■ **TO BE DONE**:
Starting at the first line of the entries below, restate each line exactly until you reach the line with "k_minor = list(range(1, 89))", and print that one too. Leave the pictures out and stop there.
BEGIN EXERCISE MATERIALS
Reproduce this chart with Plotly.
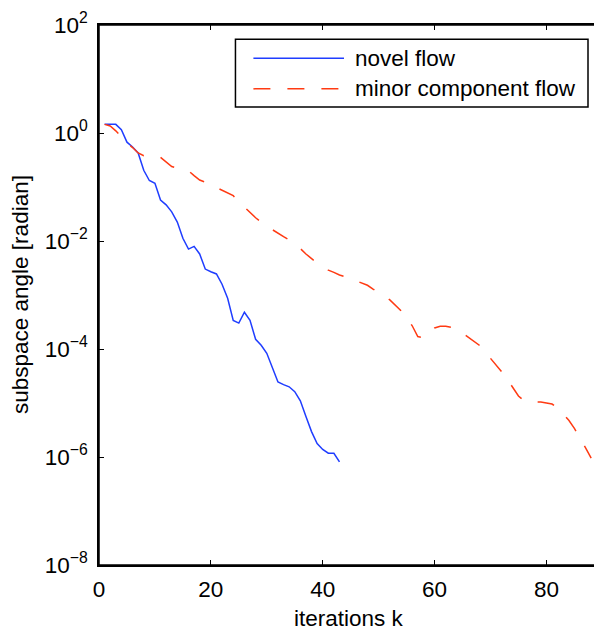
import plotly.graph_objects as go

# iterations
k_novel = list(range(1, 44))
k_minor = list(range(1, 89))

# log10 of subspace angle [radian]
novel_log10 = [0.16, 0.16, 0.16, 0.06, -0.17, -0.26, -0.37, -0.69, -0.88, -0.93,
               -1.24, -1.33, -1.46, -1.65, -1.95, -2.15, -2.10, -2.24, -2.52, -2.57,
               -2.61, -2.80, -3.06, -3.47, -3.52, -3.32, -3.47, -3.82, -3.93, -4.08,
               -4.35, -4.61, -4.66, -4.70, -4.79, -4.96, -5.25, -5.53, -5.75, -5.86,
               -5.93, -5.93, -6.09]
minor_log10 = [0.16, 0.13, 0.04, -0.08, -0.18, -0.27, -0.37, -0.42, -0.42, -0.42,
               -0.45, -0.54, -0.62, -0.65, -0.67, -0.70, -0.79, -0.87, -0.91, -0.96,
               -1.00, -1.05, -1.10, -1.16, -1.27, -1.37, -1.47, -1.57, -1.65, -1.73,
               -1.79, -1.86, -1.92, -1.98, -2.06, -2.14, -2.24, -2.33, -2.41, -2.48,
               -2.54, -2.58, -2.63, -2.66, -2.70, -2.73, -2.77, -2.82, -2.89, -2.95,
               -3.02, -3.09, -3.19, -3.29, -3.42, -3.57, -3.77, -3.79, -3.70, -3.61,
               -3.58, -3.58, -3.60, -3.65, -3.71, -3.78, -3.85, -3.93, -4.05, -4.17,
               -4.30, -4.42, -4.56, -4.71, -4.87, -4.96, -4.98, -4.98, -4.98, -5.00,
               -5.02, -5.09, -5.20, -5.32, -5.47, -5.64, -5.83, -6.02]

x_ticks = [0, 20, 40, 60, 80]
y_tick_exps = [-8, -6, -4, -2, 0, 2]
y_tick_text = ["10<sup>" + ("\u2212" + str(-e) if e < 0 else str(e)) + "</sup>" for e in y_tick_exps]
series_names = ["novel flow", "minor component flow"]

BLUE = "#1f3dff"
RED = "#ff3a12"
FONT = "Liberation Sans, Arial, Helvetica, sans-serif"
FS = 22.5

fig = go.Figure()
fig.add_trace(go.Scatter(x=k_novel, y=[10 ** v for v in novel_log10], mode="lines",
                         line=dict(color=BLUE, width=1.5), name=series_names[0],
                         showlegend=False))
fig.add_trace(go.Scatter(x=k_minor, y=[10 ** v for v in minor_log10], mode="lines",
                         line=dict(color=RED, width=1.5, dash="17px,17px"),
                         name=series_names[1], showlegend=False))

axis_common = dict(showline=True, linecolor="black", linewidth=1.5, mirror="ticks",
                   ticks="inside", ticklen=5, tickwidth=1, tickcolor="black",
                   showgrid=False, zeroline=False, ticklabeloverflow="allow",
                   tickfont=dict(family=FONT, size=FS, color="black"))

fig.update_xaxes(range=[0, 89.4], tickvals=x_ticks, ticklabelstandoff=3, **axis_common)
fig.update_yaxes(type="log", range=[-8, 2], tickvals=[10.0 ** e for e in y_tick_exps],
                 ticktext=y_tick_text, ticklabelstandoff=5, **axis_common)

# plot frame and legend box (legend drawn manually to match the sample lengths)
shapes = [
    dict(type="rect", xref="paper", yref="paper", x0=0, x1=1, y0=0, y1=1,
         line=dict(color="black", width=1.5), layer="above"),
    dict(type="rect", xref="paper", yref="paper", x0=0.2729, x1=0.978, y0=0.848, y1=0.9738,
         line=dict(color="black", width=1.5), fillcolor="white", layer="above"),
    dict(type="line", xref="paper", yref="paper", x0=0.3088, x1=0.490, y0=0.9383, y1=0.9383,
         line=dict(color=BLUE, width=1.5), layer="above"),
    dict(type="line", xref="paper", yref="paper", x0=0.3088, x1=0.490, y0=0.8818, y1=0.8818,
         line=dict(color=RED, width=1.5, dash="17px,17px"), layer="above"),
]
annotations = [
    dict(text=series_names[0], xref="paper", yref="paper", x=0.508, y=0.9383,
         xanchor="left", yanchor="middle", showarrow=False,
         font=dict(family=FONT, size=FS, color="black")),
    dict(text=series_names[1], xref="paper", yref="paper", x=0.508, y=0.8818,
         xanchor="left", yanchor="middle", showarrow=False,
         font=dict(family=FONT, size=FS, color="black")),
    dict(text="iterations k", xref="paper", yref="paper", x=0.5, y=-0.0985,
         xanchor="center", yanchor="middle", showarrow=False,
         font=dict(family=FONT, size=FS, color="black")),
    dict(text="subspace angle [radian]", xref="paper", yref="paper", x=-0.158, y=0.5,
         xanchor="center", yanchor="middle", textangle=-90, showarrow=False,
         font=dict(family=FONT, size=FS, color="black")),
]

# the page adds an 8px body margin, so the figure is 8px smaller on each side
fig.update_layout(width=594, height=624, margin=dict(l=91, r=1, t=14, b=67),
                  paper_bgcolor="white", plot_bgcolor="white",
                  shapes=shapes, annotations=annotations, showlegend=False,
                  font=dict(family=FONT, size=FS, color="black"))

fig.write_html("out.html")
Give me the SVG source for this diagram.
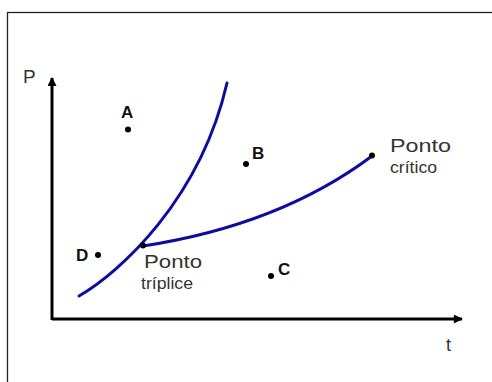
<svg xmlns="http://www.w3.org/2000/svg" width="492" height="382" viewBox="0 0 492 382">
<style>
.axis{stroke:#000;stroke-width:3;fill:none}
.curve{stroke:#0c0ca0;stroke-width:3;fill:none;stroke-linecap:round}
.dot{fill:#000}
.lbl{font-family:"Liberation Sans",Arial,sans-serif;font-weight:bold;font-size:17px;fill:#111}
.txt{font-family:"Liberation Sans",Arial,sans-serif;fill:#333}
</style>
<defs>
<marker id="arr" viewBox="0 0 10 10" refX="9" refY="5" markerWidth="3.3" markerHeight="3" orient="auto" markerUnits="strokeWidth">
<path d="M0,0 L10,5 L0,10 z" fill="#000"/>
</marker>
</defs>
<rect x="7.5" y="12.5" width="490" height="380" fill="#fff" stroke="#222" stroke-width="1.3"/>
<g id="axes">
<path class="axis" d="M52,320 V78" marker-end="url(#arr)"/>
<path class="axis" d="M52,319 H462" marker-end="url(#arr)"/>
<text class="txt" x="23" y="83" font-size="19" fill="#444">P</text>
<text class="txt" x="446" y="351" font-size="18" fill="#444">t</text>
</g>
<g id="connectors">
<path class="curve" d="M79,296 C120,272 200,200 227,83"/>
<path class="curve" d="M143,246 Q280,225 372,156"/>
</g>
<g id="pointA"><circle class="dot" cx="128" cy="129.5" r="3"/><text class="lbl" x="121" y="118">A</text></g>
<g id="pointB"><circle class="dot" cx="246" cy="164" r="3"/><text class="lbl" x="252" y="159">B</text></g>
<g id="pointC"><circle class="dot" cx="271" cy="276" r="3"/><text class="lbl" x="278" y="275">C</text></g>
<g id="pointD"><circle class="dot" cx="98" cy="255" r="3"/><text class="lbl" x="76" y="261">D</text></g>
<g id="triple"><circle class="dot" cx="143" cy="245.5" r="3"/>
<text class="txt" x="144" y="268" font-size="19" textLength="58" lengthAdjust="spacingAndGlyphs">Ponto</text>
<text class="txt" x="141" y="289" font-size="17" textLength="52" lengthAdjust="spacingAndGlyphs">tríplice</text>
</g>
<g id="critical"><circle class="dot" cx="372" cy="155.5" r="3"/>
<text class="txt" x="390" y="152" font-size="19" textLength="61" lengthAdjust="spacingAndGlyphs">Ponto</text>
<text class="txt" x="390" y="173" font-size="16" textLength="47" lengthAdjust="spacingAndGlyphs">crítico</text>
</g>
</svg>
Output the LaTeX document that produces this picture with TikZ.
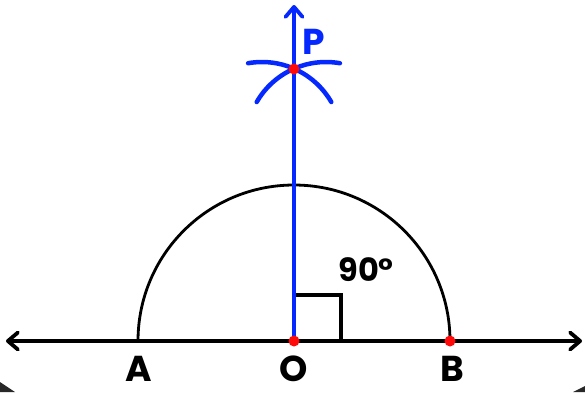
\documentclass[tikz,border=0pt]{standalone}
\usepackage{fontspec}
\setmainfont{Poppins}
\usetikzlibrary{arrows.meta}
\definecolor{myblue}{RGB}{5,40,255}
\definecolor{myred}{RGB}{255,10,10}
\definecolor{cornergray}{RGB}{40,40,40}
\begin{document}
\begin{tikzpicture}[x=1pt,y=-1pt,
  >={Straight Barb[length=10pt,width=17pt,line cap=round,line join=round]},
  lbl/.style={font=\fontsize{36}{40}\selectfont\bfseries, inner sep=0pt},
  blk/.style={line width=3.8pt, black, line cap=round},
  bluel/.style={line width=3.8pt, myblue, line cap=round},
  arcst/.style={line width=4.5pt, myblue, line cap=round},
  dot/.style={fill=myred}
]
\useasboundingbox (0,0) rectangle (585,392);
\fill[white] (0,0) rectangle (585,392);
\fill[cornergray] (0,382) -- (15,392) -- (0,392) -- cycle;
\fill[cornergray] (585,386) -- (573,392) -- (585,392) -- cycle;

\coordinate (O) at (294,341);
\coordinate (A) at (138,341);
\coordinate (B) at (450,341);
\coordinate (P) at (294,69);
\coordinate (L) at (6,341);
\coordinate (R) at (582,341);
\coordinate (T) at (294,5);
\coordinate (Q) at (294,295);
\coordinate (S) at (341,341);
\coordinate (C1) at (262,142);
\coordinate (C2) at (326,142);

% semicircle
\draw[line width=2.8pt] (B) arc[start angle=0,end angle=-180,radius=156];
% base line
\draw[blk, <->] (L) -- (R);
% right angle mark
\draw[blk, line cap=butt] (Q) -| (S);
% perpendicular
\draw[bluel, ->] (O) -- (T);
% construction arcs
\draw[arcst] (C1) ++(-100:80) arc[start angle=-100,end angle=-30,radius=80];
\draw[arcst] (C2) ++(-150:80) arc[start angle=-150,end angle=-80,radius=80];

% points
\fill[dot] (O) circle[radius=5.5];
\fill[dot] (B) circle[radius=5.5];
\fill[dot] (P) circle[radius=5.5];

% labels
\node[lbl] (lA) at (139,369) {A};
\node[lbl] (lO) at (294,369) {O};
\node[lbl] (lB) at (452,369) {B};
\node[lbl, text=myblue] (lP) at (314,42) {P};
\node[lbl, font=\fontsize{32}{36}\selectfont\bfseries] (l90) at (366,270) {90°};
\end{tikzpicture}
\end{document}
END EXERCISE MATERIALS
■ **TASK SOLUTION**:
Reproduce this chart with Plotly.
import plotly.graph_objects as go

# iterations
k_novel = list(range(1, 44))
k_minor = list(range(1, 89))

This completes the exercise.